Postby DaveP » 22 Jan 2016, 10:45am

I can't comment on the choice of flour for your starter because I haven't got round to trying sourdough for myself yet. The big question for me is what flour / s are you using for the main body of your bread?
Following two trips to France last year I was forced to get back into home baking last Autumn because I found I couldn't face mainstream English bread anymore - I just became aware of how much it had deteriorated over the last couple of decades.
I enjoyed doing some internet research, which improved my grasp of what actually goes on once you add the yeast and led to me experimenting with substantially increased proving times, well beyond that necessary to "double in size". To my delight I found that had much more effect on the quality of the loaf than kneading for 5, 10 or even 20 minutes. In fact you can make acceptable bread by just stirring it all up in your mixing bowl and leaving for about 7 hours - aka overnight!.

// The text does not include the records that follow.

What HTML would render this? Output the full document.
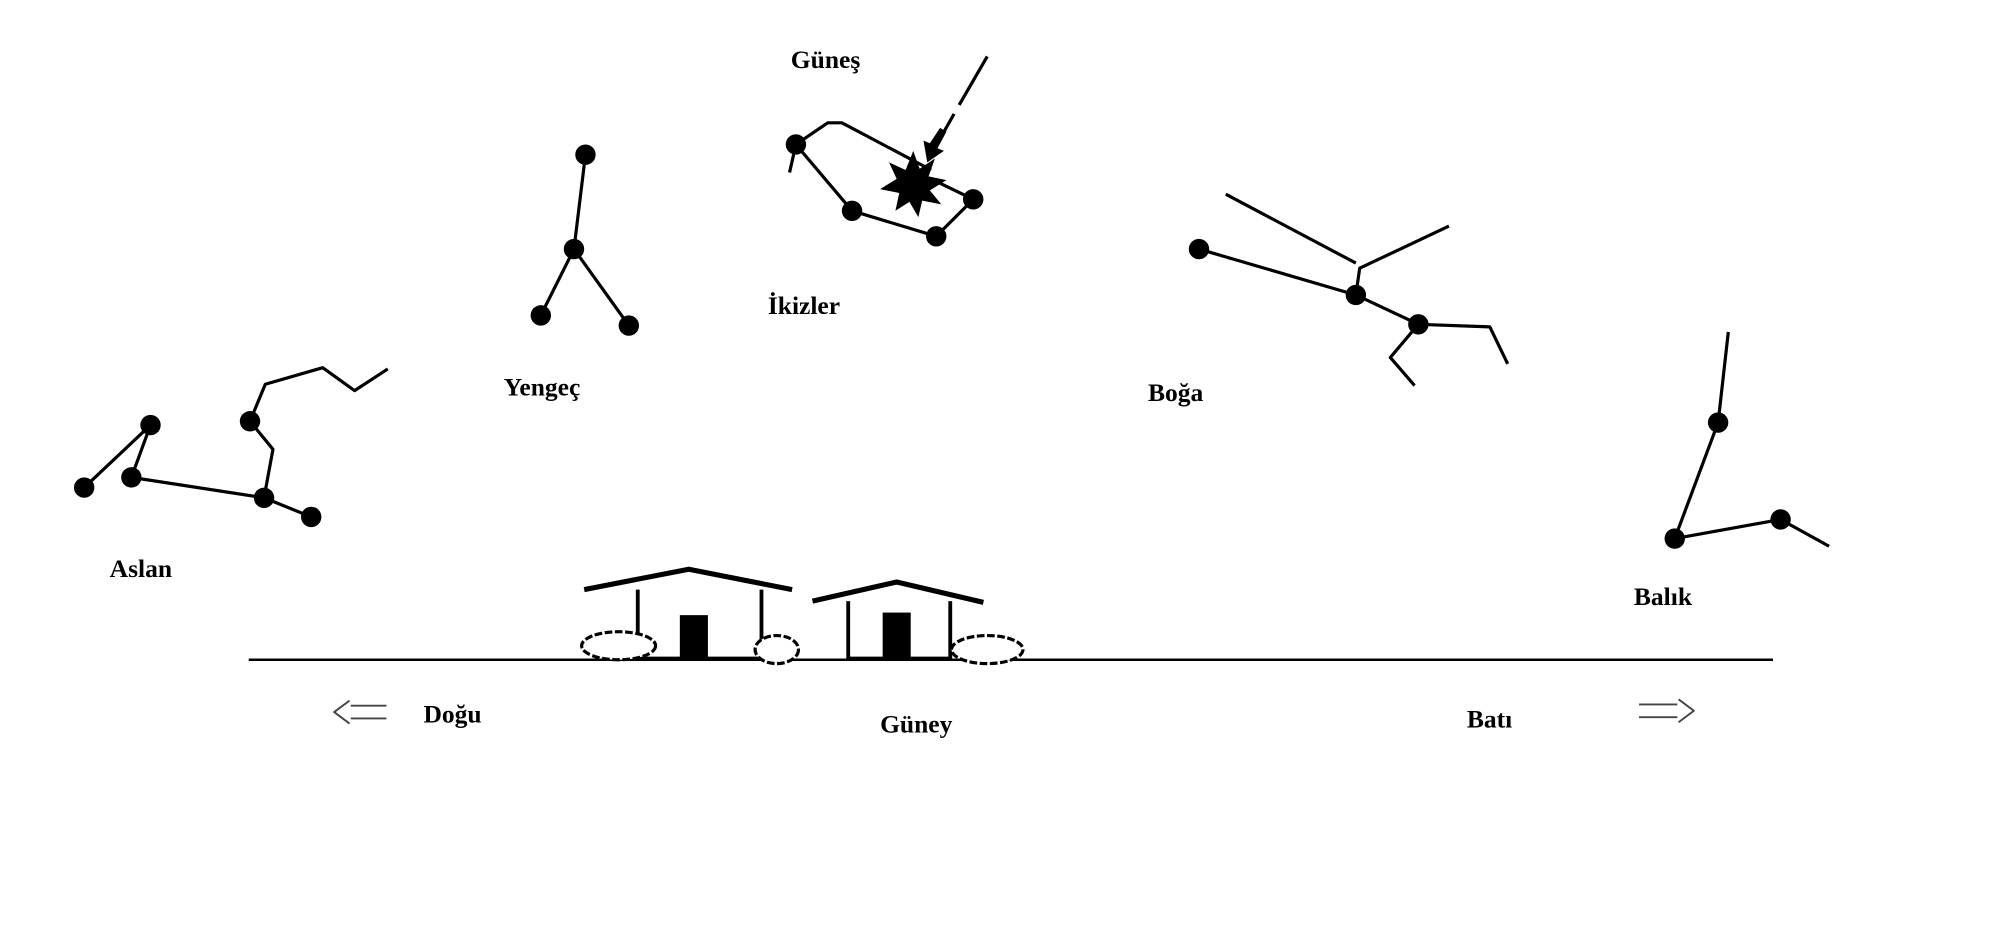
<!DOCTYPE html>
<html><head><meta charset="utf-8"><style>html,body{margin:0;padding:0;background:#fff}svg{display:block}</style></head>
<body>
<svg width="2000" height="942" viewBox="0 0 1568 738" xmlns="http://www.w3.org/2000/svg">
<rect width="1568" height="738" fill="#fff"/>
<g font-family="Liberation Serif, serif" font-weight="bold" font-size="20" fill="#000">
<text x="620" y="53">Güneş</text>
<text x="602" y="246">İkizler</text>
<text x="395" y="310">Yengeç</text>
<text x="900" y="314">Boğa</text>
<text x="86" y="452">Aslan</text>
<text x="1281" y="474">Balık</text>
<text x="332" y="566">Doğu</text>
<text x="690" y="574">Güney</text>
<text x="1150" y="570">Batı</text>
</g>
<g stroke="#000" stroke-width="2.5" fill="none" stroke-linejoin="round">
<polyline points="66,382 118,333 103,374 207,390 244,405"/>
<polyline points="207,390 214,352 196,330 208,301 253,288 278,306 304,289"/>
<polyline points="459,121 450,195 424,247"/>
<line x1="450" y1="195" x2="493" y2="255"/>
<polyline points="624,113 649,96 660,96 730,133"/>
<polyline points="624,113 668,165 734,185 763,156 730,140"/>
<line x1="624" y1="113" x2="619" y2="135"/>
<line x1="774" y1="44" x2="752" y2="82"/>
<line x1="748" y1="89" x2="735" y2="112"/>
<polyline points="940,195 1063,231 1112,254 1168,256 1182,285"/>
<line x1="961" y1="152" x2="1063" y2="206"/>
<polyline points="1063,231 1066,210 1136,177"/>
<polyline points="1112,254 1090,280 1109,302"/>
<polyline points="1355,260 1347,331 1313,422 1396,407 1434,428"/>
<line x1="195" y1="517" x2="1390" y2="517" stroke-width="2"/>
<polyline points="458,462 540,446 621,462" stroke-width="4"/>
<line x1="500" y1="462" x2="500" y2="517" stroke-width="3"/>
<line x1="597" y1="462" x2="597" y2="517" stroke-width="3"/>
<line x1="500" y1="516" x2="597" y2="516" stroke-width="3"/>
<polyline points="637,471 703,456 771,472" stroke-width="4"/>
<line x1="665" y1="471" x2="665" y2="517" stroke-width="3"/>
<line x1="745" y1="471" x2="745" y2="517" stroke-width="3"/>
<line x1="665" y1="516" x2="745" y2="516" stroke-width="3"/>
<g stroke-width="1.5" stroke="#444">
<line x1="275" y1="553" x2="303" y2="553"/><line x1="275" y1="563" x2="303" y2="563"/>
<polyline points="274,549 262,558 274,567"/>
<line x1="1285" y1="552" x2="1315" y2="552"/><line x1="1285" y1="562" x2="1315" y2="562"/>
<polyline points="1316,548 1328,557 1316,566"/>
</g>
</g>
<rect x="533" y="482" width="22" height="35" fill="#000"/>
<rect x="692" y="480" width="22" height="37" fill="#000"/>
<g fill="#fff" stroke="#000" stroke-width="2.5" stroke-dasharray="6 2">
<ellipse cx="485" cy="506" rx="29" ry="11"/>
<ellipse cx="609" cy="509" rx="17" ry="11"/>
<ellipse cx="774" cy="509" rx="28" ry="11"/>
</g>
<g fill="#000">
<circle cx="118" cy="333" r="8"/><circle cx="66" cy="382" r="8"/><circle cx="103" cy="374" r="8"/>
<circle cx="196" cy="330" r="8"/><circle cx="207" cy="390" r="8"/><circle cx="244" cy="405" r="8"/>
<circle cx="459" cy="121" r="8"/><circle cx="450" cy="195" r="8"/><circle cx="424" cy="247" r="8"/><circle cx="493" cy="255" r="8"/>
<circle cx="624" cy="113" r="8"/><circle cx="668" cy="165" r="8"/><circle cx="734" cy="185" r="8"/><circle cx="763" cy="156" r="8"/>
<circle cx="940" cy="195" r="8"/><circle cx="1063" cy="231" r="8"/><circle cx="1112" cy="254" r="8"/>
<circle cx="1347" cy="331" r="8"/><circle cx="1313" cy="422" r="8"/><circle cx="1396" cy="407" r="8"/>
<polygon points="716,118 721,132 733,124 728,138 742,141 729,149 738,160 723,157 720,170 713,158 702,165 705,151 690,148 703,140 697,127 710,133"/>
<polygon points="727,127 724,110 729,112 737,100 742,103 735,116 740,118"/>
</g>
</svg>
</body></html>
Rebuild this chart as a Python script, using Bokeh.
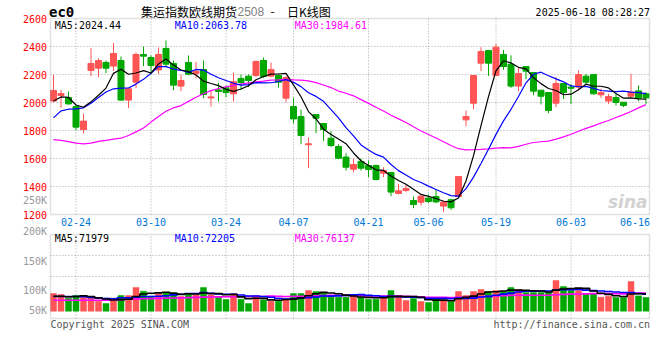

I never really tried this in the past because I remembered reading dire warnings about what happens if you leave a mix for too long. Obviously there is such a thing as too long, but its well worth experimenting with. However I understand that other flours such as rye and spelt don't contain anything like as much gluten as bread flour and are much more sensitive to over proving. If you are fixed on rye flour this may not be much help to you, but it was such a revelation to me that I felt obliged to share :D

Currently working with Allinson's Wholemeal bread flour and Sainsburys "Taste the difference " Very Strong Canadian White Bread Flour. Both give me decent loaves, but the 50/50 combination yields my best to date.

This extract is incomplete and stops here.